Last week, I found myself at the Art Institute taking in “Van Gough and the Avant-Garde: The Modern Landscape” (if you catch this in Amsterdam in October, it will appear under the much more unassuming “Van Gough Along the Seine.”)
The exhibit is in Regenstein Hall, which has been cleverly arranged into nested galleries painted a calming aqua. Cut though the center are a series of squares offering perfect windows into the next and the next and the next crowded gallery.
I was overwhelmed by both the crowd and a palette that my mind refuses to uncouple from the 90s.
Toward the end of my confused wander, I came to The Seine at Dawn (1889) by Charles Angrand.
The “modern” landscape these painters were engaged with was the immediate north suburbs of Paris. It was a time of increased rail access and Haussmann’s radical boulevardization of the city.
These five painters, the curators argue, took a changed view of what the countryside could look like and offered landscapes that juxtaposed rivers with industrialization.
The catalogue quotes a letter Angrand wrote a friend in mid-June of 1889:
With the exception of a walk or two in the rue de Rome, I am devoting the good hours of the day to work . .. a morning melody of white and sacred verses. In prose, I would present it very simply as a stretch of river from which the characteristic mist of the dawn of a fine day is rising. Three months of effort have already accumulated as much as succeeded each other in this work—I can notify you in advance of its calm and serene beauty.
In Angrand’s painting the horizon almost floats off the top of the canvas. (Angrand liked to push the sky out of the way—he does the same thing in 1885’s On the Ile des Ravageurs and 1886’s The Seine at Saint-Ouen, Morning.) The fisherman bent over the boat and the industrial towers are the only objects pulled into focus. The Seine at Dawn dissolves impressionisms’ saccharine qualities into something else.
Poor Angrand. Throughout the exhibit text and catalogue he is the afterthought: Van Gogh, Seurat, Signac, Bernard .. and Angrand. “One of the least well-known,” with a known output of just shy of 100 paintings. In the 1890s, he abandoned oil for black-and-white Conté crayon. After the death of his father in 1896, he returned to Normandy. He is praised for keeping up correspondence with his Paris-based companions that is now a key text for historians of impressionism.
And yet, that milky, 7/8 full view of the Seine. When you search for the picture, Google provides a film strip of possible views; so many ways to rip off Angrand’s careful colors:
Cookie Mueller, in Chloe Griffin’s 2014 biography, is someone you realize you already know quite well.

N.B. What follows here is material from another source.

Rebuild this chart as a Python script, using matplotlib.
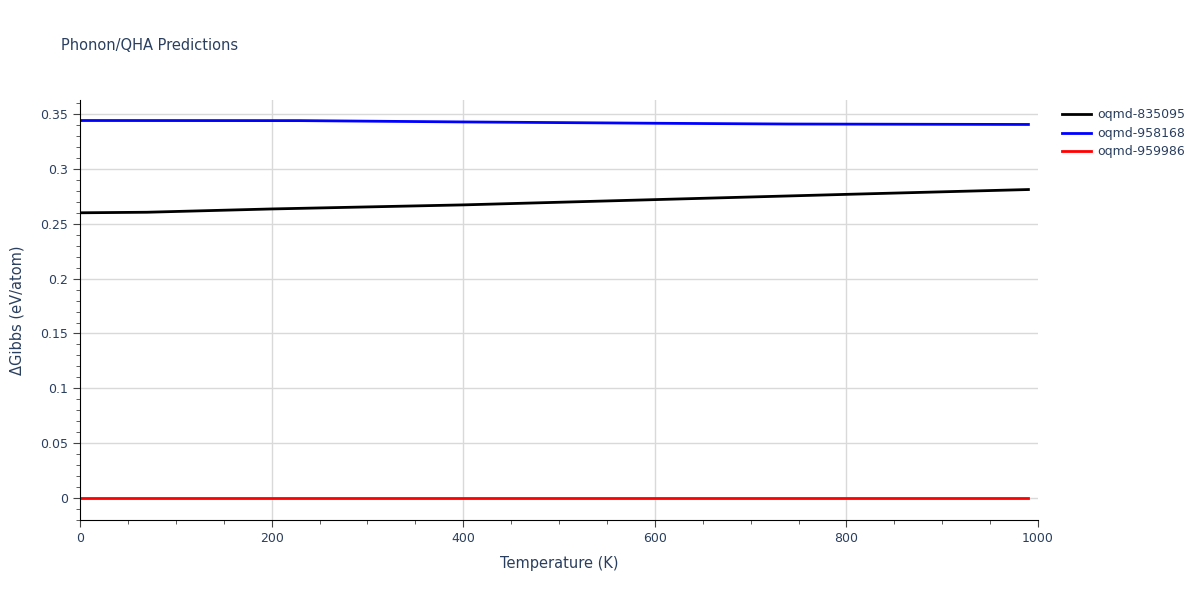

She appeared in well-known cult classics like Pink Flamingos and Female Trouble, and less-well-known, like Smithereens and Variety.
(I implore you to watch Variety, which has a script by Kathy Acker and a wonderfully ambiguous ending.) Mueller is the other woman in the photograph of Nan Goldin with a busted nose:
Griffin’s biography is an oral history that mostly plays chronology straight (save a quick dip back to Mueller’s childhood in the middle). I began reading it on the bus home from seeing Angrand, and started near the end: Mueller’s break up with her girlfriend Sharon Niesp and her death from AIDS.
Then I started at the top, with Mueller meeting John Waters in 1960s Baltimore. I wonder now if I was trying to recreate what Chris Kraus did so effectively in her biography of Kathy Acker: get through the death first, so I could focus on this woman’s life.
It’s satisfying to see a woman portrayed without judgement. In Griffin’s telling, Mueller is a loving single mother, the embodiment of downtown chic (Betsy Johnson and Madonna are both accused of stealing her look), photographed in men’s underwear, a v-neck jersey, her hands bound to the staircase while Klaus Nomi hovers.
Director Rachid Kerdouche on casting Mueller:
I spoke to Richard Sole, the keyboard player for Patti Smith, who said to me, “Why don’t you talk to Cookie Mueller?” She was more than what I was expecting. I wanted a simple blonde girl, just a girl who was blonde. When I used Cookie, I realized I could have a real person, in the sense that she could re-write the lines.
Mueller made it as an actress, but hatched a second career as a writer. Her stories are lucid and tight. A mix of Leonora Carrington and a tabloid news item. It feels like she is writing to fit column space in the best way. In “The Mystery of Tap Water,” which first appeared in Bomb, Julie has decided that she will only consume tap water (you are what you eat!) so that she can disappear at will.
I know it’s absurd and ridiculous, but now whenever I take a bath I see Julie pouring out of the faucet, and I begin to wonder just how many other odd people and complete strangers are in the bathtub floating around me.
Mueller died of AIDS in 1989, one hundred years after Angrand finished The Seine at Dawn.
“All of these friends were connected to the arts,” Mueller wrote in “A Last Letter.” “Time and history have proven that the sensitive souls among us have always been more vulnerable.”